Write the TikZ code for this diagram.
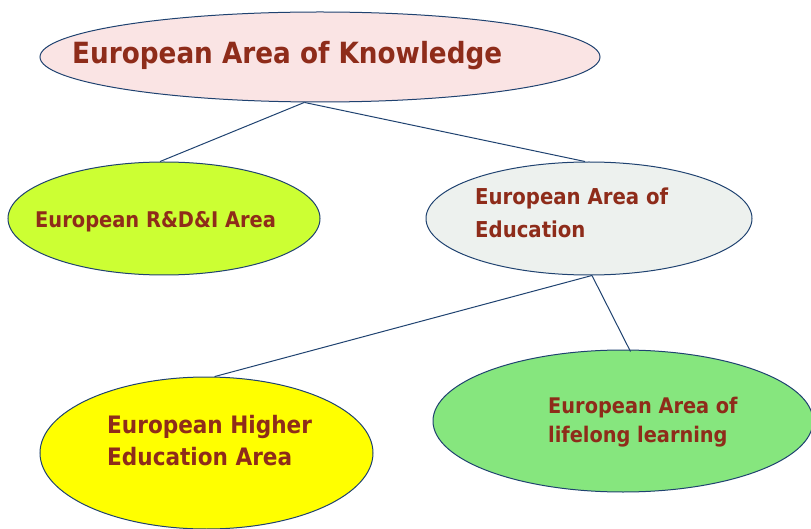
\documentclass[tikz,border=0pt]{standalone}
\usepackage{fontspec}
\setmainfont{DejaVu Sans Condensed}
\usetikzlibrary{shapes.geometric}
\definecolor{edge}{HTML}{1F4270}
\definecolor{txt}{HTML}{8E2C1A}
\definecolor{fknow}{HTML}{FAE4E4}
\definecolor{frdi}{HTML}{CCFF33}
\definecolor{fedu}{HTML}{EDF1EE}
\definecolor{fhigh}{HTML}{FFFF00}
\definecolor{flife}{HTML}{86E67E}
\tikzset{
  area/.style={ellipse, draw=edge, line width=1pt, inner sep=0pt},
  lbl/.style={anchor=west, text=txt, font=\bfseries, align=left, inner sep=0pt},
}
\begin{document}
\begin{tikzpicture}[x=1pt,y=-1pt]
\useasboundingbox (0,0) rectangle (811,529);
\clip (0,0) rectangle (811,529);
\node[area, fill=fknow, minimum width=560pt, minimum height=90pt] (know) at (320,57){};
\node[area, fill=frdi, minimum width=312pt, minimum height=113pt] (rdi) at (164,218.5){};
\node[area, fill=fedu, minimum width=326pt, minimum height=113pt] (edu) at (589,218.5){};
\node[area, fill=fhigh, minimum width=333pt, minimum height=152pt] (high) at (206.5,453){};
\node[area, fill=flife, minimum width=380pt, minimum height=142pt] (life) at (623,421){};
\draw[edge, line width=1pt](know.251) -- (rdi.94);
\draw[edge, line width=1pt](know.251) -- (edu.94);
\draw[edge, line width=1pt](edu.273) -- (high.84);
\draw[edge, line width=1pt](edu.273) -- ([yshift=-2pt]life.84);
\node[lbl, font=\fontsize{29.2}{34}\bfseries] (tknow) at (72,56){European Area of Knowledge};
\node[lbl, font=\fontsize{21.6}{33}\bfseries] (trdi) at (35,222){European R\&D\&I Area};
\node[lbl, font=\fontsize{21.9}{33}\bfseries] (tedu) at (475,213){European Area of\\Education};
\node[lbl, font=\fontsize{24}{32}\bfseries] (thigh) at (107,441){European Higher\\Education Area};
\node[lbl, font=\fontsize{21.5}{29}\bfseries] (tlife) at (548,422){European Area of\\lifelong learning};
\end{tikzpicture}
\end{document}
+---+
- [Objective] From the listing, extract all text exactly as given and drop any picture.

- [Output]
Write the TikZ code for this diagram.
\documentclass[tikz,border=0pt]{standalone}
\usepackage{fontspec}
\setmainfont{DejaVu Sans Condensed}
\usetikzlibrary{shapes.geometric}
\definecolor{edge}{HTML}{1F4270}
\definecolor{txt}{HTML}{8E2C1A}
\definecolor{fknow}{HTML}{FAE4E4}
\definecolor{frdi}{HTML}{CCFF33}
\definecolor{fedu}{HTML}{EDF1EE}
\definecolor{fhigh}{HTML}{FFFF00}
\definecolor{flife}{HTML}{86E67E}
\tikzset{
  area/.style={ellipse, draw=edge, line width=1pt, inner sep=0pt},
  lbl/.style={anchor=west, text=txt, font=\bfseries, align=left, inner sep=0pt},
}
\begin{document}
\begin{tikzpicture}[x=1pt,y=-1pt]
\useasboundingbox (0,0) rectangle (811,529);
\clip (0,0) rectangle (811,529);
\node[area, fill=fknow, minimum width=560pt, minimum height=90pt] (know) at (320,57){};
\node[area, fill=frdi, minimum width=312pt, minimum height=113pt] (rdi) at (164,218.5){};
\node[area, fill=fedu, minimum width=326pt, minimum height=113pt] (edu) at (589,218.5){};
\node[area, fill=fhigh, minimum width=333pt, minimum height=152pt] (high) at (206.5,453){};
\node[area, fill=flife, minimum width=380pt, minimum height=142pt] (life) at (623,421){};
\draw[edge, line width=1pt](know.251) -- (rdi.94);
\draw[edge, line width=1pt](know.251) -- (edu.94);
\draw[edge, line width=1pt](edu.273) -- (high.84);
\draw[edge, line width=1pt](edu.273) -- ([yshift=-2pt]life.84);
\node[lbl, font=\fontsize{29.2}{34}\bfseries] (tknow) at (72,56){European Area of Knowledge};
\node[lbl, font=\fontsize{21.6}{33}\bfseries] (trdi) at (35,222){European R\&D\&I Area};
\node[lbl, font=\fontsize{21.9}{33}\bfseries] (tedu) at (475,213){European Area of\\Education};
\node[lbl, font=\fontsize{24}{32}\bfseries] (thigh) at (107,441){European Higher\\Education Area};
\node[lbl, font=\fontsize{21.5}{29}\bfseries] (tlife) at (548,422){European Area of\\lifelong learning};
\end{tikzpicture}
\end{document}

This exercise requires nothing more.